Given data »

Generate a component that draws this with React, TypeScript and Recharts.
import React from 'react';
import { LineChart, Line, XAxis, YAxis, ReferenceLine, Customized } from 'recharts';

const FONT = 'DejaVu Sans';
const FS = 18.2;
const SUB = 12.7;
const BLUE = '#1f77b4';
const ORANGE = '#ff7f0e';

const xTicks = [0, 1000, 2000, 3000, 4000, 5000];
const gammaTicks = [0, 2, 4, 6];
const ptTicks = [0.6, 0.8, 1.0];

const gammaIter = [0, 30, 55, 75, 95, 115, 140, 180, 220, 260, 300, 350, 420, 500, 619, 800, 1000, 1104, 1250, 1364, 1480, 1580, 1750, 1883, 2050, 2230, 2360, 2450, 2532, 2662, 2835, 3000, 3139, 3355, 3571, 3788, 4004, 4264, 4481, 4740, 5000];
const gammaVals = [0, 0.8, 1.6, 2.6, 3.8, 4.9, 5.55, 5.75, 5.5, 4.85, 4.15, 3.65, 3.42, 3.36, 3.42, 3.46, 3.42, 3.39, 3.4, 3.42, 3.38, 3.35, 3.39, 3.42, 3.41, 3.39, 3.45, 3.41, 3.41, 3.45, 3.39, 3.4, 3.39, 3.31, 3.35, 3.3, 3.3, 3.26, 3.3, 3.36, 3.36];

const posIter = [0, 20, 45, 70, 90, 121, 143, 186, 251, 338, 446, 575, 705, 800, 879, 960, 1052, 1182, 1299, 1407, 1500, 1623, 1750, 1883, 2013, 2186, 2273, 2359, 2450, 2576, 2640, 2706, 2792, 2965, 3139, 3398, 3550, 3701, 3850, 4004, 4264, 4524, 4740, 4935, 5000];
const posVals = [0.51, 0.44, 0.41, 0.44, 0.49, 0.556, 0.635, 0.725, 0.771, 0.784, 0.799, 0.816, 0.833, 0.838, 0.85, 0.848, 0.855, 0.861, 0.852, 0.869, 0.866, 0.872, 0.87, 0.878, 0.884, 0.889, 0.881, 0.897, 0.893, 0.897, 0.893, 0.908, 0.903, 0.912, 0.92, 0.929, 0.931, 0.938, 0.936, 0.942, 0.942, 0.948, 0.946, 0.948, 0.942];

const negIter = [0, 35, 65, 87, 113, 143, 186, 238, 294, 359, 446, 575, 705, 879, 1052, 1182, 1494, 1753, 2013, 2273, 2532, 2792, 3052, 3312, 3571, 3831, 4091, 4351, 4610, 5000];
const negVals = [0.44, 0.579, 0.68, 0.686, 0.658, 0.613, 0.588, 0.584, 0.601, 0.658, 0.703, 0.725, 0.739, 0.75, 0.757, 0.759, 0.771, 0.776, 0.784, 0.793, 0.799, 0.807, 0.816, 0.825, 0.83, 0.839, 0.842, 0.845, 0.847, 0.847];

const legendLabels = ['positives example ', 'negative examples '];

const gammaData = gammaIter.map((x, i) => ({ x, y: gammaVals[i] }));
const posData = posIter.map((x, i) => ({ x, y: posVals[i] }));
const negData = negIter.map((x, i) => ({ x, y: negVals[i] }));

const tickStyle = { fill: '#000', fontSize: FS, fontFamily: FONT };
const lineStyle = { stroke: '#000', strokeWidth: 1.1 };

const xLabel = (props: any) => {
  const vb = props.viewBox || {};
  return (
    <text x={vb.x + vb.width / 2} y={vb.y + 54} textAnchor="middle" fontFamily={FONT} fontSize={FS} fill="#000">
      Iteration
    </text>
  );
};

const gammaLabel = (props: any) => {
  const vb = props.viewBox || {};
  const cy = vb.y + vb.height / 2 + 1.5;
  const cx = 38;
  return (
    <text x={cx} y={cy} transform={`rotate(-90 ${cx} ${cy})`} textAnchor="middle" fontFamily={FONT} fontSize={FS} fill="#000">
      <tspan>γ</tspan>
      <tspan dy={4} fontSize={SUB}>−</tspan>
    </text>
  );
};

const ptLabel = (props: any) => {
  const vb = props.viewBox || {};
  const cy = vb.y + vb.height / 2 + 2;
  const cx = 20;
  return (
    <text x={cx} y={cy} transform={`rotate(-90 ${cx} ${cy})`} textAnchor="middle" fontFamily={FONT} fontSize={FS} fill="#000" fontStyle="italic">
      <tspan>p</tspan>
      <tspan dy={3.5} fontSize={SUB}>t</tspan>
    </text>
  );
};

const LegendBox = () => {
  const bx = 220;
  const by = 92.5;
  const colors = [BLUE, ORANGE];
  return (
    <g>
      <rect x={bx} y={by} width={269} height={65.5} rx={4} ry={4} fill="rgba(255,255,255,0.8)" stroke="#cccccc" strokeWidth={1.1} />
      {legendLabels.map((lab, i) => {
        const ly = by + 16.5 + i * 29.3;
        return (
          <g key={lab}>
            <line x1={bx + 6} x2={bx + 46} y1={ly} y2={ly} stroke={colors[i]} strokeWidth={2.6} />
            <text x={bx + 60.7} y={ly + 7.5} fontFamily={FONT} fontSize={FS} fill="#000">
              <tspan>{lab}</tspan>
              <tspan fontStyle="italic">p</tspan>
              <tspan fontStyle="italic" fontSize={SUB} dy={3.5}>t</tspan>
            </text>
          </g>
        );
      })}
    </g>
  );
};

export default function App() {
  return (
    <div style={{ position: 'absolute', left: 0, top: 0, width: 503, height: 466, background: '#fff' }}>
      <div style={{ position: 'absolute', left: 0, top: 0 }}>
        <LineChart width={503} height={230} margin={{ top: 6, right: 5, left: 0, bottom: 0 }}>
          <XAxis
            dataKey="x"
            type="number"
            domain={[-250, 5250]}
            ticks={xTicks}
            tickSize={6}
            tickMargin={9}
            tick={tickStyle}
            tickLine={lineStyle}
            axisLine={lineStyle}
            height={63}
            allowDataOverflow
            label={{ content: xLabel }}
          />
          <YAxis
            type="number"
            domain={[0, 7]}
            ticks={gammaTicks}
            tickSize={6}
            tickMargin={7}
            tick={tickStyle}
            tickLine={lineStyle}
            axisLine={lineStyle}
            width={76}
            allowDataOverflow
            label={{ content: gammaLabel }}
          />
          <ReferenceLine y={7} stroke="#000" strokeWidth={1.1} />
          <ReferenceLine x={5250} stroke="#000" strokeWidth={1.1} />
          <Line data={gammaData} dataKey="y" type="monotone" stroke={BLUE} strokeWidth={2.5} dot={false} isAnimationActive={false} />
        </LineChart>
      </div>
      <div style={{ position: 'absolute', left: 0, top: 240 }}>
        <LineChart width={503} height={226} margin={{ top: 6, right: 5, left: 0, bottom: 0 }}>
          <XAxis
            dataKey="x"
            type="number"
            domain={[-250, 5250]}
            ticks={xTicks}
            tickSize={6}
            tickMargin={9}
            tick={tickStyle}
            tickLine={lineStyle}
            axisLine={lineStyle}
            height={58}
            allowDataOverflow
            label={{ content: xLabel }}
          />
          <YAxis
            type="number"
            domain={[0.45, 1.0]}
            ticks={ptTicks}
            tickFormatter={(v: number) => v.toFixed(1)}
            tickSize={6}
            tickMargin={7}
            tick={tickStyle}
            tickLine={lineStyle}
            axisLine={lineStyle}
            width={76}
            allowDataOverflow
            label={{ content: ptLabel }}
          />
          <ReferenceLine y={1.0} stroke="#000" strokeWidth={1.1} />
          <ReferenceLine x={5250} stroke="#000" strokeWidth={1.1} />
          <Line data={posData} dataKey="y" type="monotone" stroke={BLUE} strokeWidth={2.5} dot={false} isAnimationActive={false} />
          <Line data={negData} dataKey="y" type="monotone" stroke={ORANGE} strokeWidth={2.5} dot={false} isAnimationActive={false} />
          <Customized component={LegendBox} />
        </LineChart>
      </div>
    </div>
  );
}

What is expected » Please write out the material word for word from its first line through the line holding "const ptTicks = [0.6, 0.8, 1.0];", including both, and no line past it.

Answer for this exercise »
Generate a component that draws this with React, TypeScript and Recharts.
import React from 'react';
import { LineChart, Line, XAxis, YAxis, ReferenceLine, Customized } from 'recharts';

const FONT = 'DejaVu Sans';
const FS = 18.2;
const SUB = 12.7;
const BLUE = '#1f77b4';
const ORANGE = '#ff7f0e';

const xTicks = [0, 1000, 2000, 3000, 4000, 5000];
const gammaTicks = [0, 2, 4, 6];
const ptTicks = [0.6, 0.8, 1.0];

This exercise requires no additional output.